Di satu sisi hasil ini cukup membanggakan secara pribadi karena ada anggapan guru yang terjaring berarti memiliki kemampuan merata baik dalam penguasaan bahan ajar, metodologi, didaktika, pedagogik, psikologi pendidikan, maupun filsafat pendidikan sesuai cakupan materi uji kompetensi. Namun, di sisi lain, benarkah mereka yang selama ini berprestasi tidak mampu menghadapi uji kompetensi itu?

Kedua. Ada beberapa guru yang terjaring lewat uji kompetensi ini tidak sesuai latar belakang pendidikan atau kualifikasi akademiknya. Misalnya, kualifikasi akademiknya jurusan Geografi terjaring dalam kelompok mata pelajaran Bahasa Indonesia. Latar belakang Pendidikan Seni Rupa terjaring dalam kelompok mata pelajaran Sejarah. Timbul pertanyaan seberapa tinggikah kualitas instrumen uji kompetensi itu sehingga dapat diterobos oleh guru mata pelajaran lain?

Ketiga. Mungkin hal ini yang lebih parah. Ada pengakuan beberapa rekan yang terjaring. Sebenarnya mereka merasa tidak memiliki kemampuan dan menguasai materi uji kompetensi itu.

Bagaimana bisa terjaring? Ternyata, selain faktor keberuntungan, ditengarai pelaksanaan dan proses uji kompetensi itu banyak terjadi kecurangan. Kecurangan itu dalam bentuk kerja sama, saling menyontek, atau membuka buku sumber. Hal ini sangat mudah terjadi karena soal uji kompetensi yang diujikan berbentuk multiple choice dengan empat opsi. Itulah kejanggalan-kejanggalan uji kompetensi penjaringan calon instruktur PTBK. Sekarang timbul pertanyaan, apakah uji kompetensi untuk proses sertifikasi juga akan seperti itu?

Tentu kita berharap pemerintah serius melaksanakannya. Tanpa keseriusan, mereka yang tak berkompeten, tak berkualitas, dan tak berhak tidak bakal memperolehnya sertifikat itu.
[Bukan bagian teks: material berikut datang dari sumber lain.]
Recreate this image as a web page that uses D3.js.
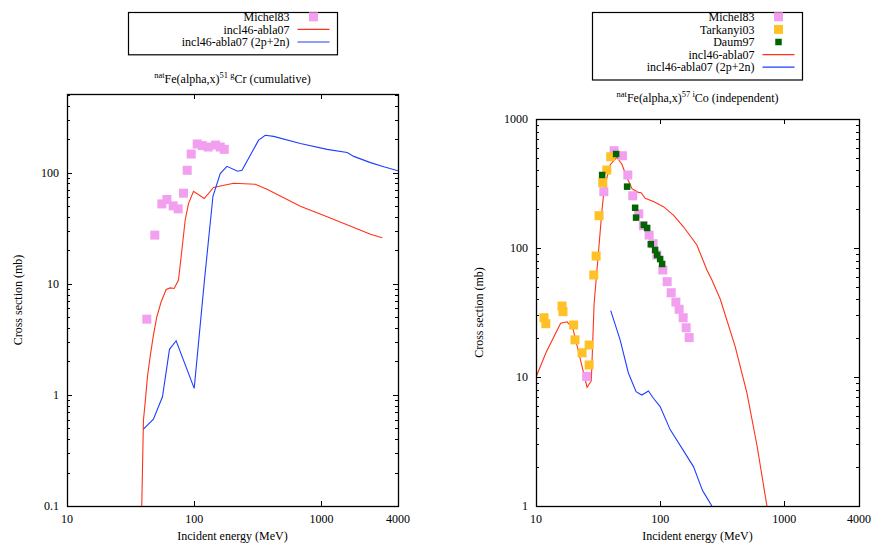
<!DOCTYPE html>
<html>
<head>
<meta charset="utf-8">
<script src="https://cdn.jsdelivr.net/npm/d3@7"></script>
<style>
  html, body { margin: 0; padding: 0; background: #fff; }
  svg { display: block; }
  svg text { font-family: "Liberation Serif", "Times New Roman", Times, "DejaVu Serif", serif; fill: #000; }
</style>
</head>
<body>
<svg id="chart" width="872" height="545" font-family="Liberation Serif, Times New Roman, serif"></svg>
<script>
// ---------------- DATA ----------------
// x ticks (incident energy, MeV)
const xTickValues = [10, 100, 1000, 4000];
const xTickLabels = ["10", "100", "1000", "4000"];
// y ticks
const crYTickValues = [0.1, 1, 10, 100];
const crYTickLabels = ["0.1", "1", "10", "100"];
const coYTickValues = [1, 10, 100, 1000];
const coYTickLabels = ["1", "10", "100", "1000"];

// Left panel: natFe(alpha,x)51gCr (cumulative)   [energy MeV, cross section mb]
const crMichel83 = [[42.4,4.8],[49.0,27.4],[55.7,52.3],[61.0,57.3],[68.3,50.2],[74.8,47.2],[82.4,65.3],[88.1,105],[94.7,147],[105.6,181],[115.6,175],[128.9,170],[147.1,177],[160.2,170],[172.3,162]];
const crIncl = [[38.7,0.1],[39.2,0.211],[39.9,0.593],[41.1,0.839],[42.9,1.455],[45.0,2.2],[47.8,3.45],[50.8,5.04],[55.0,6.88],[60.2,8.89],[64.7,9.18],[69.6,9.07],[75.2,10.8],[80.0,20.0],[84.9,37.3],[90.2,52.7],[98.7,68.0],[119.9,58.5],[141.9,73.5],[203.9,80.3],[302,78.7],[373.6,70.9],[683,49.9],[1109,40.0],[1797,32.1],[2431,27.9],[3006,25.9]];
const crIncl2p2n = [[39.9,0.492],[47.8,0.605],[56.3,0.961],[63.9,2.57],[72.1,3.07],[100,1.144],[120.5,10.9],[140.4,61.3],[160.2,98.2],[180.9,114],[219.3,103],[237.5,105],[320.8,196],[362.3,217],[421.2,212],[683,183],[1109,162],[1594,152],[1797,140],[2431,123],[3095,113],[4000,104]];

// Right panel: natFe(alpha,x)57iCo (independent)
const coMichel83 = [[25.6,10.1],[35.2,273],[42.6,568],[49.7,519],[54.9,368],[60.2,254],[67.3,184],[73.3,149],[81.5,126],[87.8,108],[94.1,88.3],[105.1,67.5],[113.9,54.8],[122.7,45.0],[133.9,38.1],[142.3,33.5],[153.3,28.8],[162.1,24.1],[171.4,20.2]];
const coTarkanyi03 = [[11.6,28.8],[12.0,25.9],[16.2,35.5],[16.5,32.1],[20.1,25.3],[20.6,19.4],[23.5,15.4],[26.8,17.7],[26.8,12.4],[29.2,61.8],[30.5,86.7],[32.2,178],[34.5,321],[37.2,402],[40.0,510]];
const coDaum97 = [[34.1,368],[44.2,535],[54.2,299],[62.9,205],[64.0,172],[73.9,151],[78.6,143],[84.1,107],[91.1,96.5],[94.6,88.3],[100,82.1],[103.8,75.2]];
const coIncl = [[10.0,9.95],[12.0,15.35],[15.8,26.1],[17.8,26.8],[19.8,23.9],[25.8,8.32],[27.9,9.36],[29.4,37.5],[31.0,67.5],[33.9,190],[35.0,258],[36.7,331],[39.5,440],[44.7,505],[49.1,448],[54.2,349],[59.5,287],[66.8,270],[70.3,268],[75.7,243],[88.3,229],[106.3,209],[128.0,180],[154.1,146],[197.7,105.5],[238.1,67.5],[261.2,56.5],[304.7,40.2],[402.5,17.2],[500,7.52],[602,2.97],[725,1.0]];
const coIncl2p2n = [[40.0,32.7],[47.6,19.4],[55.5,10.74],[64.0,7.69],[71.2,7.25],[80.5,7.79],[88.3,6.84],[100,5.89],[120.4,3.91],[159.1,2.56],[185.6,2.02],[220,1.31],[230.6,1.22],[261.2,1.0]];

// Legend / title text
const crTitle = [["nat", true], ["Fe(alpha,x)", false], ["51 g", true], ["Cr (cumulative)", false]];
const coTitle = [["nat", true], ["Fe(alpha,x)", false], ["57 i", true], ["Co (independent)", false]];
const xAxisTitle = "Incident energy (MeV)";
const yAxisTitle = "Cross section (mb)";

// ---------------- STYLES ----------------
const COLORS = { michel: "#f29ff0", tarkanyi: "#ffc125", daum: "#006400", incl: "#ff3318", incl2: "#1f3fff" };
const FONT = "'Liberation Serif', 'Times New Roman', Times, serif";

const svg = d3.select("#chart");
const FS = 12;

function txt(sel) { return sel.append("text").style("font-family", FONT); }

function drawPanel(cfg) {
  const g = svg.append("g");
  const x = d3.scaleLog().domain([10, 4000]).range([cfg.left, cfg.right]);
  const y = d3.scaleLog().domain(cfg.yDomain).range([cfg.bottom, cfg.top]);

  const clipId = "clip" + cfg.id;
  svg.append("clipPath").attr("id", clipId).append("rect")
    .attr("x", cfg.left).attr("y", cfg.top)
    .attr("width", cfg.right - cfg.left).attr("height", cfg.bottom - cfg.top);

  // Y ticks: major + minor, inward, mirrored
  const [y0, y1] = cfg.yDomain;
  const minor = [];
  for (let d = Math.log10(y0); d < Math.log10(y1); d++) {
    for (let k = 2; k <= 9; k++) {
      const v = k * Math.pow(10, d);
      if (v < y1) minor.push(v);
    }
  }
  const tickG = g.append("g").attr("stroke", "#000").attr("stroke-width", 1);
  minor.forEach(v => {
    const yy = Math.round(y(v)) + 0.5;
    tickG.append("line").attr("x1", cfg.left).attr("x2", cfg.left + 3).attr("y1", yy).attr("y2", yy);
    tickG.append("line").attr("x1", cfg.right).attr("x2", cfg.right - 3).attr("y1", yy).attr("y2", yy);
  });
  cfg.yTicks.forEach(v => {
    const yy = Math.round(y(v)) + 0.5;
    tickG.append("line").attr("x1", cfg.left).attr("x2", cfg.left + 5).attr("y1", yy).attr("y2", yy);
    tickG.append("line").attr("x1", cfg.right).attr("x2", cfg.right - 5).attr("y1", yy).attr("y2", yy);
  });
  xTickValues.forEach(v => {
    const xx = Math.round(x(v)) + 0.5;
    tickG.append("line").attr("x1", xx).attr("x2", xx).attr("y1", cfg.bottom).attr("y2", cfg.bottom - 5);
    tickG.append("line").attr("x1", xx).attr("x2", xx).attr("y1", cfg.top).attr("y2", cfg.top + 5);
  });

  // Tick labels
  cfg.yTicks.forEach((v, i) => {
    txt(g).attr("x", cfg.left - 8).attr("y", y(v)).attr("dy", "0.35em")
      .attr("text-anchor", "end").attr("font-size", FS).text(cfg.yLabels[i]);
  });
  xTickValues.forEach((v, i) => {
    txt(g).attr("x", x(v)).attr("y", cfg.bottom + 17)
      .attr("text-anchor", "middle").attr("font-size", FS).text(xTickLabels[i]);
  });

  // Axis titles
  txt(g).attr("x", (cfg.left + cfg.right) / 2).attr("y", 540)
    .attr("text-anchor", "middle").attr("font-size", FS).text(xAxisTitle);
  txt(g)
    .attr("transform", `translate(${cfg.yTitleX},${(cfg.top + cfg.bottom) / 2}) rotate(-90)`)
    .attr("text-anchor", "middle").attr("dy", "0.35em").attr("font-size", FS).text(yAxisTitle);

  // Plot title with superscripts
  const t = txt(g).attr("x", (cfg.left + cfg.right) / 2).attr("y", cfg.titleY)
    .attr("text-anchor", "middle").attr("font-size", FS);
  let prevSup = false;
  cfg.title.forEach(([s, sup]) => {
    const ts = t.append("tspan").text(s).attr("font-size", sup ? 8.5 : FS);
    if (sup && !prevSup) ts.attr("dy", -5);
    if (!sup && prevSup) ts.attr("dy", 5);
    prevSup = sup;
  });

  // Data
  const plot = g.append("g").attr("clip-path", `url(#${clipId})`);
  const line = d3.line().x(d => x(d[0])).y(d => y(d[1]));
  cfg.lines.forEach(s => {
    plot.append("path").datum(s.data).attr("d", line)
      .attr("fill", "none").attr("stroke", s.color).attr("stroke-width", 1.1);
  });
  cfg.points.forEach(s => {
    plot.append("g").selectAll("rect").data(s.data).join("rect")
      .attr("x", d => x(d[0]) - s.size / 2).attr("y", d => y(d[1]) - s.size / 2)
      .attr("width", s.size).attr("height", s.size).attr("fill", s.color);
  });

  // Border
  g.append("rect").attr("x", cfg.left + 0.5).attr("y", cfg.top + 0.5)
    .attr("width", cfg.right - cfg.left).attr("height", cfg.bottom - cfg.top)
    .attr("fill", "none").attr("stroke", "#000").attr("stroke-width", 1.3);

  // Legend
  const L = cfg.legend;
  const entries = cfg.points.map(p => ({ ...p, type: "pt" })).concat(cfg.lines.map(l => ({ ...l, type: "ln" })));
  const lg = g.append("g");
  lg.append("rect").attr("x", L.x0 + 0.5).attr("y", L.y0 + 0.5)
    .attr("width", L.x1 - L.x0).attr("height", 12.6 * entries.length + 4.5)
    .attr("fill", "#fff").attr("stroke", "#000").attr("stroke-width", 1.2);
  entries.forEach((e, i) => {
    const yy = L.y0 + 4.8 + 12.6 * i;
    txt(lg).attr("x", L.textX).attr("y", yy).attr("dy", "0.35em")
      .attr("text-anchor", "end").attr("font-size", FS).text(e.name);
    if (e.type === "pt") {
      lg.append("rect").attr("x", L.markX - e.size / 2).attr("y", yy - e.size / 2)
        .attr("width", e.size).attr("height", e.size).attr("fill", e.color);
    } else {
      lg.append("line").attr("x1", L.markX - 16).attr("x2", L.markX + 16)
        .attr("y1", yy).attr("y2", yy).attr("stroke", e.color).attr("stroke-width", 1.2);
    }
  });
}

drawPanel({
  id: "cr", left: 67, right: 398, top: 94, bottom: 506,
  yDomain: [0.1, 510], yTicks: crYTickValues, yLabels: crYTickLabels,
  yTitleX: 18, titleY: 83, title: crTitle,
  points: [{ name: "Michel83", data: crMichel83, color: COLORS.michel, size: 9 }],
  lines: [
    { name: "incl46-abla07", data: crIncl, color: COLORS.incl },
    { name: "incl46-abla07 (2p+2n)", data: crIncl2p2n, color: COLORS.incl2 }
  ],
  legend: { x0: 128, x1: 337, y0: 12, textX: 289.5, markX: 313.5 }
});

drawPanel({
  id: "co", left: 536, right: 859, top: 119, bottom: 506,
  yDomain: [1, 1000], yTicks: coYTickValues, yLabels: coYTickLabels,
  yTitleX: 479, titleY: 102, title: coTitle,
  points: [
    { name: "Michel83", data: coMichel83, color: COLORS.michel, size: 9 },
    { name: "Tarkanyi03", data: coTarkanyi03, color: COLORS.tarkanyi, size: 9 },
    { name: "Daum97", data: coDaum97, color: COLORS.daum, size: 6.5 }
  ],
  lines: [
    { name: "incl46-abla07", data: coIncl, color: COLORS.incl },
    { name: "incl46-abla07 (2p+2n)", data: coIncl2p2n, color: COLORS.incl2 }
  ],
  legend: { x0: 592, x1: 802, y0: 12, textX: 754.5, markX: 778.5 }
});
</script>
</body>
</html>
Hal itu dengan mempertimbangkan dua alasan. Pertama, sekalipun wajib diikuti setiap guru, sertifikasi ini juga merupakan bagian dari upaya mencapai tujuan pendidikan nasional. Kedua, implikasi uji kompetensi dalam proses sertifikasi ini adalah meningkatnya pendapatan guru dalam rangka meningkatkan kesejahteraan guru.

Cermat atau valid maksudnya instrumen uji kompetensi mampu menentukan guru yang memang benar-benar layak untuk memperoleh sertifikat pendidik sebagai guru profesional. Dikatakan demikian karena memang yang bersangkutan cakap atau kompeten sebagai pendidik. Dengan demikian, model uji kompetensi yang dikembangkan bukan hanya untuk menguji, melainkan sebagai bagian dari upaya pembinaan dan pengembangan sehingga para guru layak menyandang sertifikat guru profesional versi sertifikasi.